Other churches in the neighbourhood of Saul claimed to have been planted by Patrick, one at Brechtan, the place of Dichu’s brother, another at Rathcolpa, which is still Raholp. Brechtan was the church of his disciple, Bishop Loarn; and Tassach, his artificer, who made altars and other things which were needed for his religious rites and the furnishing forth of his oratories, was installed at Rathcolpa. These three places, associated intimately with the first growth of Christianity in the Ulidian kingdom, Saul, Brechtan, and Rathcolpa, are ranged, within a short distance, on the eastern side of the Dún, which, a place of some note in Ireland’s secular history, was destined to win importance as a religious centre. But no church was founded there by St. Patrick, though his name was afterwards to become permanently attached to it. The most interesting remains of past ages at Downpatrick are not ecclesiastical, but the “down” or dún itself, a great mound encircled by three broad ramparts on the banks of the Quoile, one of the most impressive of ancient Irish earthworks.

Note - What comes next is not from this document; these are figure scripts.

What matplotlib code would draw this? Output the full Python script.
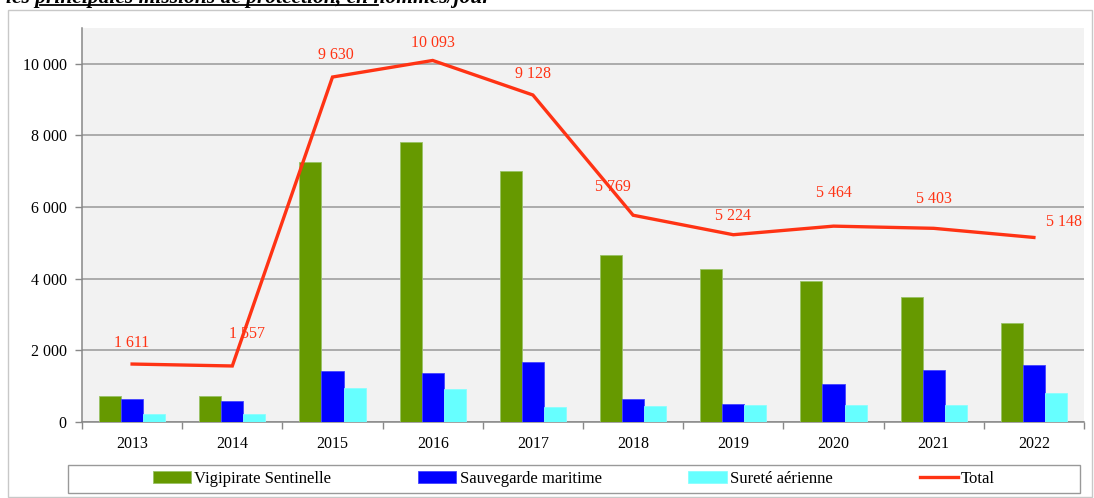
import matplotlib
matplotlib.use("Agg")
import matplotlib.pyplot as plt
from matplotlib.patches import Rectangle
from matplotlib.lines import Line2D
import numpy as np

years = ["2013", "2014", "2015", "2016", "2017", "2018", "2019", "2020", "2021", "2022"]
vigipirate = [725, 729, 7244, 7810, 7001, 4650, 4259, 3944, 3498, 2745]
sauvegarde = [642, 577, 1423, 1349, 1674, 642, 485, 1042, 1433, 1572]
surete = [206, 206, 931, 903, 419, 437, 457, 457, 457, 791]
total = [1611, 1557, 9630, 10093, 9128, 5769, 5224, 5464, 5403, 5148]
total_labels = ["1 611", "1 557", "9 630", "10 093", "9 128", "5 769", "5 224", "5 464", "5 403", "5 148"]
series_names = ["Vigipirate Sentinelle", "Sauvegarde maritime", "Sureté aérienne", "Total"]

# label offsets in pixels (style only)
label_offsets = [(0, 13), (15, 24), (3, 14), (0, 9), (0, 13), (-20, 20), (0, 11), (0, 25), (0, 21), (30, 7)]

FONT = ["Liberation Serif", "DejaVu Serif"]
plt.rcParams["font.family"] = FONT

W, H = 1094, 498
fig = plt.figure(figsize=(W / 100, H / 100), dpi=100)

def fx(px):
    return px / W

def fy(py):
    return 1 - py / H

# outer frame
fig.patches.append(Rectangle((fx(8), fy(497)), fx(1092) - fx(8), fy(10) - fy(497),
                             transform=fig.transFigure, fill=False, edgecolor="#c8c8c8", linewidth=1.0))

# clipped title at top (cut off in the reference too)
fig.text(fx(6), fy(3), "les principales missions de protection, en hommes/jour",
         fontsize=15.5, fontweight="bold", fontstyle="italic", color="black", va="baseline", ha="left")
fig.lines.append(Line2D([fx(40), fx(378)], [fy(5), fy(5)], transform=fig.transFigure,
                        color="black", linewidth=1.3))

ax = fig.add_axes([fx(82), fy(421.7), fx(1084) - fx(82), fy(28) - fy(421.7)])
ax.set_facecolor("#f2f2f2")

x = np.arange(len(years))
bw = 0.22
b1 = ax.bar(x - bw, vigipirate, bw, color="#669900", edgecolor="#99c266", linewidth=0.6, zorder=3)
b2 = ax.bar(x, sauvegarde, bw, color="#0000ff", edgecolor="#4444ff", linewidth=0.6, zorder=3)
b3 = ax.bar(x + bw, surete, bw, color="#66ffff", edgecolor="#88ffff", linewidth=0.6, zorder=3)
l1, = ax.plot(x, total, color="#ff3314", linewidth=2.4, zorder=4, solid_joinstyle="miter")

for xi, v, lab, (dx, dy) in zip(x, total, total_labels, label_offsets):
    ax.annotate(lab, (xi, v), xytext=(dx, dy), textcoords="offset pixels",
                ha="center", va="bottom", color="#ff3314", fontsize=11.5, zorder=5)

ax.set_xlim(-0.5, len(years) - 0.5)
ax.set_ylim(0, 11000)
ax.set_yticks(np.arange(0, 10001, 2000))
ax.set_yticklabels(["0", "2 000", "4 000", "6 000", "8 000", "10 000"])
ax.yaxis.grid(True, color="#999999", linewidth=1.1, zorder=1)
ax.set_axisbelow(True)

ax.set_xticks(x)
ax.set_xticklabels(years)
ax.set_xticks(np.arange(-0.5, len(years), 1.0), minor=True)
ax.tick_params(axis="x", which="major", length=0, pad=10, labelsize=11.5, colors="black")
ax.tick_params(axis="x", which="minor", length=5, color="#888888", width=1)
ax.tick_params(axis="y", length=5, color="#888888", width=1, pad=6, labelsize=11.5)

for s in ["top", "right"]:
    ax.spines[s].set_visible(False)
for s in ["left", "bottom"]:
    ax.spines[s].set_color("#888888")
    ax.spines[s].set_linewidth(1.1)

# legend box
fig.patches.append(Rectangle((fx(68), fy(493)), fx(1080) - fx(68), fy(465) - fy(493),
                             transform=fig.transFigure, fill=False, edgecolor="#999999", linewidth=1.0))
fig.legend([b1, b2, b3, l1], series_names, loc="center",
           bbox_to_anchor=((fx(68) + fx(1080)) / 2, (fy(465) + fy(493)) / 2),
           ncol=4, frameon=False, fontsize=12, handlelength=2.3, handleheight=0.7,
           handletextpad=0.2, columnspacing=5.2, borderaxespad=0, borderpad=0)

fig.savefig("out.png", dpi=100)
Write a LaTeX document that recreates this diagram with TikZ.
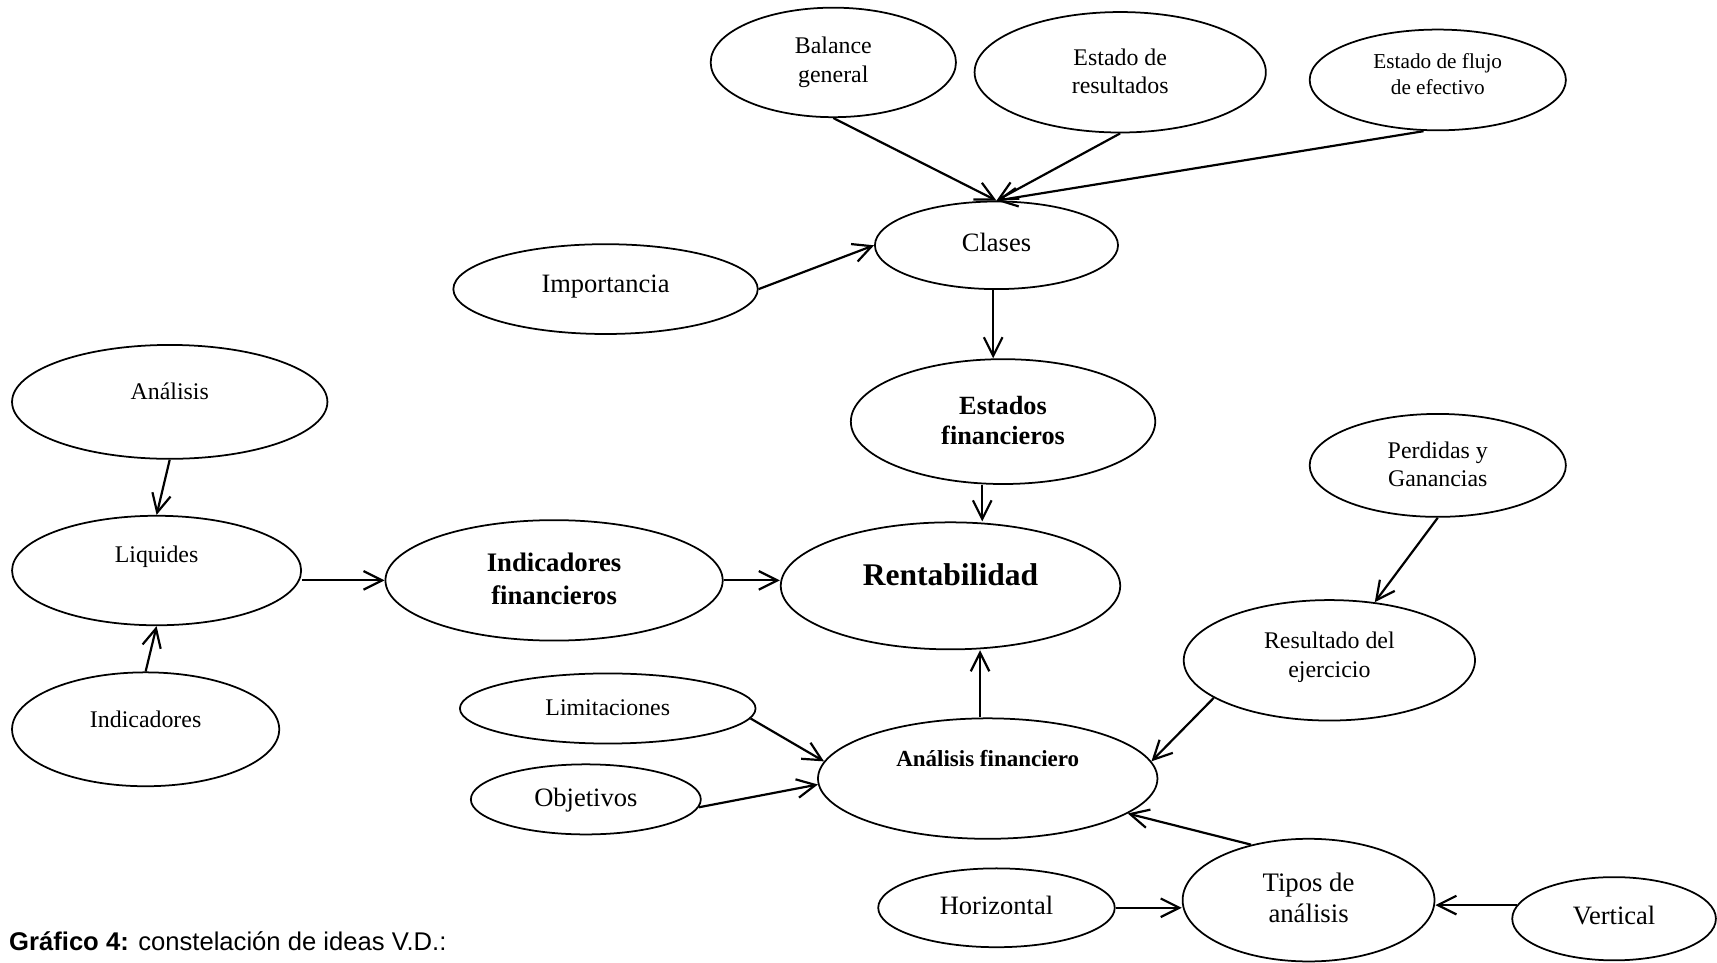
\documentclass[tikz,border=0pt]{standalone}
\usepackage{fontspec}
\setmainfont{Liberation Serif}
\newfontfamily\capfont{Liberation Sans}
\usetikzlibrary{arrows.meta,shapes.geometric,calc}

% bubble: name, x, y, half width, half height (in picture units = 0.5pt)
\newcommand\bubble[5]{\node[bub, minimum width=#4pt, minimum height=#5pt] (#1) at (#2,#3) {};}

\begin{document}
\begin{tikzpicture}[x=0.5pt,y=-0.5pt,
  bub/.style={draw, ellipse, line width=0.8pt, inner sep=0pt},
  lbl/.style={align=center, inner sep=0pt},
  fn/.style={font=\fontsize{10.9}{13}\selectfont},
  fl/.style={font=\fontsize{12.1}{14}\selectfont},
  arr/.style={line width=1pt, -{Straight Barb[length=8.5pt,width=8.5pt,line width=1pt]}}]
\useasboundingbox (0,0) rectangle (1568,879);

% ellipses
\bubble{bal}{761}{57}{112}{50}
\bubble{res}{1023}{66}{133}{55}
\bubble{flujo}{1313}{73}{117}{46}
\bubble{clases}{910}{224}{111}{40}
\bubble{imp}{553}{264}{139}{41}
\bubble{estfin}{916}{385}{139}{57}
\bubble{anal}{155}{367}{144}{52}
\bubble{liq}{143}{521}{132}{50}
\bubble{ind}{133}{666}{122}{52}
\bubble{indfin}{506}{530}{154}{55}
\bubble{rent}{868}{535}{155}{58}
\bubble{perd}{1313}{425}{117}{47}
\bubble{resul}{1214}{603}{133}{55}
\bubble{lim}{555}{647}{135}{32}
\bubble{obj}{535}{730}{105}{32}
\bubble{anfin}{902}{711}{155}{55}
\bubble{tipos}{1195}{822}{115}{56}
\bubble{horiz}{910}{829}{108}{36}
\bubble{vert}{1474}{839}{93}{38}

% labels
\node[lbl, fn] (bal-t) at (761,57) {Balance\\general};
\node[lbl, fn] (res-t) at (1023,65) {Estado de\\resultados};
\node[lbl, font=\fontsize{9.7}{12}\selectfont] (flujo-t) at (1313,68) {Estado de flujo\\de efectivo};
\node[lbl, fl] (clases-t) at (910,221) {Clases};
\node[lbl, fl] (imp-t) at (553,262) {Importancia};
\node[lbl, font=\bfseries\fontsize{12}{14}\selectfont] (estfin-t) at (916,384) {Estados\\financieros};
\node[lbl, fn] (anal-t) at (155,357) {Análisis};
\node[lbl, fn] (liq-t) at (143,508) {Liquides};
\node[lbl, fn] (ind-t) at (133,657) {Indicadores};
\node[lbl, font=\bfseries\fontsize{12.2}{15}\selectfont] (indfin-t) at (506,529) {Indicadores\\financieros};
\node[lbl, font=\bfseries\fontsize{14.4}{17}\selectfont] (rent-t) at (868,525) {Rentabilidad};
\node[lbl, fn] (perd-t) at (1313,424) {Perdidas y\\Ganancias};
\node[lbl, fn] (resul-t) at (1214,600) {Resultado del\\ejercicio};
\node[lbl, fn] (lim-t) at (555,646) {Limitaciones};
\node[lbl, fl] (obj-t) at (535,731) {Objetivos};
\node[lbl, font=\bfseries\fontsize{10.5}{13}\selectfont] (anfin-t) at (902,693) {Análisis financiero};
\node[lbl, font=\fontsize{12.2}{14}\selectfont] (tipos-t) at (1195,820) {Tipos de\\análisis};
\node[lbl, fl] (horiz-t) at (910,827) {Horizontal};
\node[lbl, fl] (vert-t) at (1474,836) {Vertical};

% connectors
\draw[arr] (bal.south) -- (clases.north);
\draw[arr] (res.south) -- (clases.north);
\draw[arr] ([xshift=-6.5pt]flujo.south) -- (clases.north);
\draw[arr] (imp.east) -- (clases.west);
\draw[arr] ([xshift=-1.5pt]clases.south) -- ([xshift=-1.5pt]clases.south |- estfin.north);
\draw[arr] ([xshift=-9.5pt]estfin.south) -- ([xshift=-9.5pt]estfin.south |- rent.north);
\draw[arr] (anal.south) -- (liq.north);
\draw[arr] (ind.north) -- (liq.south);
\draw[arr] (liq.east |- indfin.west) -- (indfin.west);
\draw[arr] (indfin.east) -- (indfin.east -| rent.west);
\draw[arr] ([xshift=-3.5pt]anfin.north) -- ([xshift=-3.5pt]anfin.north |- rent.south);
\draw[arr] (perd.south) -- (resul.52);
\draw[arr] (resul.198) -- (anfin.6);
\draw[arr] (lim.-4) -- (anfin.174);
\draw[arr] (obj.-4) -- (anfin.182);
\draw[arr] (tipos.136) -- (anfin.-14);
\draw[arr] (horiz.east) -- (horiz.east -| tipos.west);
\draw[arr] (vert.172) -- (vert.172 -| tipos.east);

% caption
\node[anchor=base west, inner sep=0pt, font=\capfont\fontsize{11.7}{14}\selectfont] (cap) at (8,868) {\textbf{Gráfico 4:} constelación de ideas V.D.:};
\end{tikzpicture}
\end{document}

The most irreproachable contemporary evidence could hardly testify more clearly to the deep impression that St. Patrick made upon the dwellers of the Island-plain than the fact that their mythopoeic instinct was stirred, at a very early stage, to explain one of the natural features of their country by the miraculous powers of their teacher. According to one story an uncivil and grasping neighbour seized two oxen of St. Patrick, which were at pasture. The saint cursed him: “Mudebrod! thou hast done ill. Thy land shall never profit thee.” And on the same day the sea rushed in and covered it, and the fruitful soil was changed into a salt marsh. The motive of such tales is to account for the origin of the salt marshes which mark the northern border of the island-plain on the shores of Lake Strangford,[82] and they show that the figure of St. Patrick had inspired popular imagination in those regions at an early period.